Baker again ran Bush’s presidential campaign in 1992 against Bill Clinton, and they lost. Out of power, Baker joined several corporate boards to cash in, including the Carlyle Group. He thought about running for president himself, but didn’t.
When George Bush the younger ran for president in 2000, Baker was not invited to participate. However, when the election ran into trouble in Florida, Baker was called in to run the recount team for the Republicans. The outcome of the national presidential election depended on about one thousand votes in Florida, Baker did everything he could to bring in the results for Bush junior, and he delivered. Much has been written about this episode as a shameful episode of partisanship, or a situation rigged by Jeb Bush, George’s brother, who was the Republican governor of Florida. I’m not Republican or Democrat: I am a Canadian, and as such, all I can say is that the method that the Americans use to run their elections is chaotic, unpredictable, unfair, and desperately in need of being regularized and updated.

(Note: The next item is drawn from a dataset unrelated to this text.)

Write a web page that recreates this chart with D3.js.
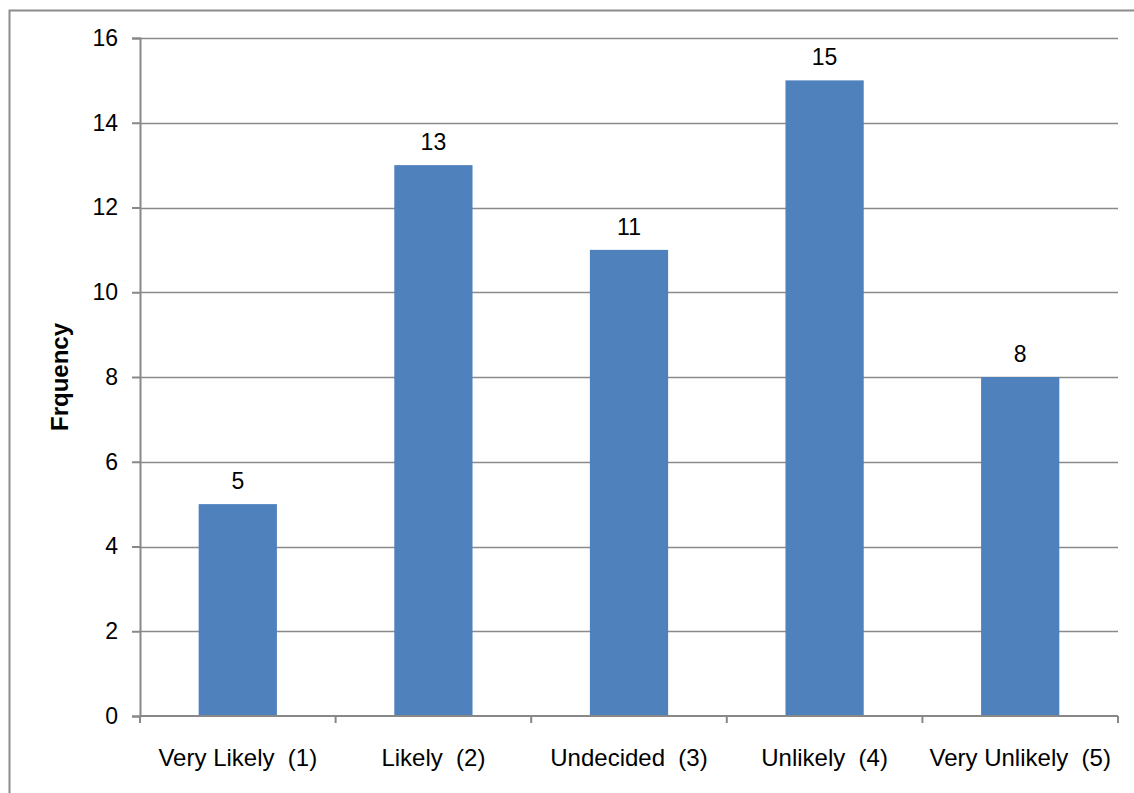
<!DOCTYPE html>
<html>
<head>
<meta charset="utf-8">
<script src="https://cdn.jsdelivr.net/npm/d3@7"></script>
<style>
  body { margin: 0; background: #fff; }
  text { font-family: "Liberation Sans", Arial, sans-serif; fill: #000; }
</style>
</head>
<body>
<div id="chart"></div>
<script>
var categories = ["Very Likely  (1)", "Likely  (2)", "Undecided  (3)", "Unlikely  (4)", "Very Unlikely  (5)"];
var values = [5, 13, 11, 15, 8];
var yTicks = [0, 2, 4, 6, 8, 10, 12, 14, 16];

var width = 1134, height = 793;
var margin = { left: 140, right: 16, top: 38, bottom: 77 };

var svg = d3.select("#chart").append("svg").attr("width", width).attr("height", height);

// outer chart border (only top/left show in frame)
svg.append("path")
    .attr("d", "M9.5,793 V10.5 H1134")
    .attr("fill", "none")
    .attr("stroke", "#8c8c8c")
    .attr("stroke-width", 2);

var x = d3.scaleBand()
    .domain(categories)
    .range([margin.left, width - margin.right])
    .paddingInner(0.6)
    .paddingOuter(0.3);

var y = d3.scaleLinear()
    .domain([0, 16])
    .range([height - margin.bottom, margin.top]);

// gridlines
svg.append("g").selectAll("line")
    .data(yTicks.filter(function(d) { return d > 0; }))
    .enter().append("line")
    .attr("x1", margin.left).attr("x2", width - margin.right)
    .attr("y1", function(d) { return Math.round(y(d)) + 0.5; })
    .attr("y2", function(d) { return Math.round(y(d)) + 0.5; })
    .attr("stroke", "#8a8a8a")
    .attr("stroke-width", 1.5);

// bars
svg.append("g").selectAll("rect")
    .data(values)
    .enter().append("rect")
    .attr("x", function(d, i) { return x(categories[i]); })
    .attr("width", x.bandwidth())
    .attr("y", function(d) { return y(d); })
    .attr("height", function(d) { return y(0) - y(d); })
    .attr("fill", "#4f81bd");

// value labels
svg.append("g").selectAll("text")
    .data(values)
    .enter().append("text")
    .attr("x", function(d, i) { return x(categories[i]) + x.bandwidth() / 2; })
    .attr("y", function(d) { return y(d) - 15; })
    .attr("text-anchor", "middle")
    .attr("font-size", 23)
    .text(function(d) { return d; });

// y axis
var yAxis = svg.append("g")
    .attr("transform", "translate(" + margin.left + ",0)")
    .call(d3.axisLeft(y).tickValues(yTicks).tickSize(8).tickPadding(14));
yAxis.selectAll("line, path").attr("stroke", "#888").attr("stroke-width", 2);
yAxis.selectAll("text").attr("font-size", 23).attr("font-family", "Liberation Sans, Arial, sans-serif").attr("fill", "#000");

// x axis with ticks at category boundaries
var xAxis = svg.append("g").attr("transform", "translate(0," + y(0) + ")");
xAxis.append("line")
    .attr("x1", margin.left).attr("x2", width - margin.right)
    .attr("stroke", "#888").attr("stroke-width", 2);
var step = (width - margin.right - margin.left) / categories.length;
xAxis.selectAll("line.tick")
    .data(d3.range(categories.length + 1))
    .enter().append("line")
    .attr("class", "tick")
    .attr("x1", function(i) { return margin.left + i * step; })
    .attr("x2", function(i) { return margin.left + i * step; })
    .attr("y1", 0).attr("y2", 7)
    .attr("stroke", "#888").attr("stroke-width", 2);
xAxis.selectAll("text")
    .data(categories)
    .enter().append("text")
    .attr("x", function(d) { return x(d) + x.bandwidth() / 2; })
    .attr("y", 50)
    .attr("text-anchor", "middle")
    .attr("font-size", 24)
    .style("white-space", "pre")
    .text(function(d) { return d; });

// y title
svg.append("text")
    .attr("transform", "translate(68," + (y(8)) + ") rotate(-90)")
    .attr("text-anchor", "middle")
    .attr("font-size", 24)
    .attr("font-weight", "bold")
    .text("Frquency");
</script>
</body>
</html>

Then came 9/11 and Dick Cheney, Baker’s old friend, was now vice-president and Donald Rumsfeld was Secretary of Defense. Baker’s voice was nowhere to council moderation. He wrote a kind of weak op-ed saying that better conditions for the invasion of Iraq needed to be met, but was ignored. Disaster ensued. By 2006, the situation in Iraq was so bad that he was asked to lead the Iraq Study group, a bipartisan committee to look into the Iraq War. A committee of elder statesmen, their voices were mostly ignored. Now he was a has-been.
The authors present Baker as a fixer and a statesman who wants to be remembered as a statesman. He ran five presidential campaigns and held three cabinet-level positions. He was a skilled bureaucratic infighter and a generally moderate voice in a Republican Party that seems to have become even more extreme since then. He represented a vanishing middle in American politics. He said that you can consider that you have had a successful Washington career if you leave unindicted, and he did that. He played hardball domestically, smearing Willie Horton and stickhandling a perhaps-rigged Florida vote count to win the presidency. He could also be gracious in victory, leaving the Russians room to maneuver and avoiding the trap of an Iraq invasion. Ultimately, he was a pragmatic part of an ideological team of people who moved America to the right and have arguably been the most influential voices of the past forty years. Personally, I think a lot of it has been for the worse: the rich have become richer and the poor have become more marginalized. It looks like democracy in the United States may be genuinely under threat from the extremes of the left and right alike. I hope that the United States can find more politicians interested in finding consensus and reaching across political divides to do what’s best for the country.